Bob's Mailbox: Readers Respond To Recent Columns

Dec. 7, 2009
Bob Pease' Mail, temperture compensation, active balancing, driving safety

Hello Bob!

Several years ago, probably more than I really want to recall, I was working as a lab technician for a company developing an ultrasonic liquid level control. It operated by oscillating a pair of piezo crystals when liquid contacted their surface in a sensor probe. The challenge at that time was to design a circuit that would have high enough gain at about 1 MHz to oscillate the crystals and then amplify this signal to saturation at the output so the signal could be reliably detected. In concept, it was a simple switch but needed to operate at this frequency with a 4- to 20-mA current loop. At the time, “high-speed” op amps were power hogs.

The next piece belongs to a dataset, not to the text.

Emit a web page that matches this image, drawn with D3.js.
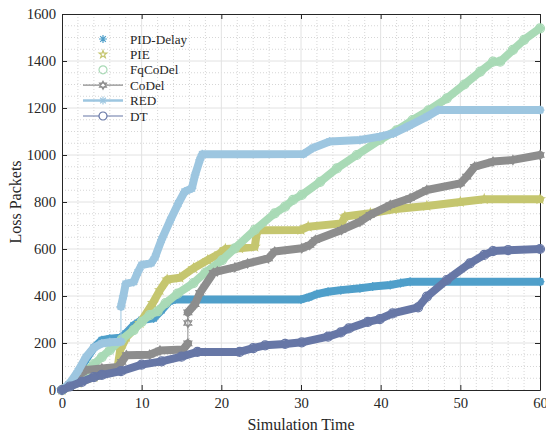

So to accomplish this, we decided to use a transistor array and direct-couple several stages to provide near rail-to-rail output oscillation. Since each was direct coupled, the succeeding stages’ bias point was determined by the previous stage output. Everything appeared to work well until the temperature started to dip to –20°C or so, then all oscillation would cease and the circuit would fail to operate.

After some head scratching over this, I remembered that VBE changes with temperature. Assuming a –2-mV/°C shift, I was able to calculate that the bias points were shifting and driving the amplifier stages into saturation. I re-calculated the resistors required to hold the bias points over the temperature range, replaced the old ones with new values, and the circuit worked great from –40°C to 70°C. This was by no means rocket science, but at the same time, I didn’t think it was too bad for a dumb ol’ technician!

John Kessinger

Hello, John,

Hey, that is pretty good engineering! Keep up the good work. And the good thinking! I had an old Heathkit radio with six (germanium) transistors that I built around 1958. It ran well for years. Then I took it out while I was shovelling snow. At 0°C, it sounded pretty bad. I replaced the transistors with decent silicon ones, and I biassed up the old class-AB stage with a diode, for temperature compensation, and it worked fine at –20°C.

RAP

Hi Bob,

I noted your design piece in the special issue of Electronic Design (“What’s All This Noise-Rejection Stuff, Anyhow?”). Of course, using an instrumentation amplifier to create a balanced input that rejects common-mode noise is a common practice in industrial audio circuit design. Unfortunately, it isn’t the case for consumer electronics. (I’m suggesting that it might be, if they had the big noise problem we’ve seen. /rap)

Yet we in the broadcast industry are often connecting consumer gear (CD players come to mind) to professional balanced audio inputs with mixed results. Your circuit is a clever way to connect unbalanced to balanced without resorting to magnetics. Audio isolation transformers are the quick and dirty way to fix ground loop noise issues, but high-quality magnetics are expensive and introduce their own distortion and bandwidth limitations on the low end.

Active balancing is considered by most audiophiles to be a superior solution. I tend to favor transformers when the longitudinal noise voltages can be extreme, i.e., telephone lines or long runs between buildings not served by the same power source. (Well, yeah. /rap)

Now, for more fun. Your piece on driving single-handed (“What’s All This Driving One-Handed Stuff, Anyhow?”), while it’s well and good to develop good coordination and teach both hands to be comfortable with each task that driving entails, I fear it would only encourage folks to multi-task beyond their abilities. I’ve always operated two-way radio gear while driving, microphone in one hand, sandwich in the other, steering wheel on its own. (Kidding!) (You do have two knees, right? /rap)

But most folks have real issues with using their cell phones or applying lipstick while driving. (Most folks are not very good drivers. Most folks are not very good at thinking. /rap) Both anecdotal and experimental data have proven a significant reduction in driving ability and safety when engaged in these multi-tasking activities. And most of those folks are driving automatics, not stick shifts!

Ira Wilner

Hi, Ira,

I understand the danger of crashing is increased N:1, where N may be 4. But on many roads, where the road is nearly empty, 4 × 0 is still 0.

RAP

Bob,

Ehem... N:1 on an empty road is not zero! Plenty of single-car accidents happen if the road is a bit curvy and the driver isn’t intimately familiar with it. It just happened a on the “East West Road,” as it is called in Dummerston, Vt., over the shoulder and into a tree at a curve. Granted, the tree was probably more aware of its surroundings than the driver.

Ira Wilner

Hi, Ira,

So the tree was drunk? Or was the tree using a cell phone?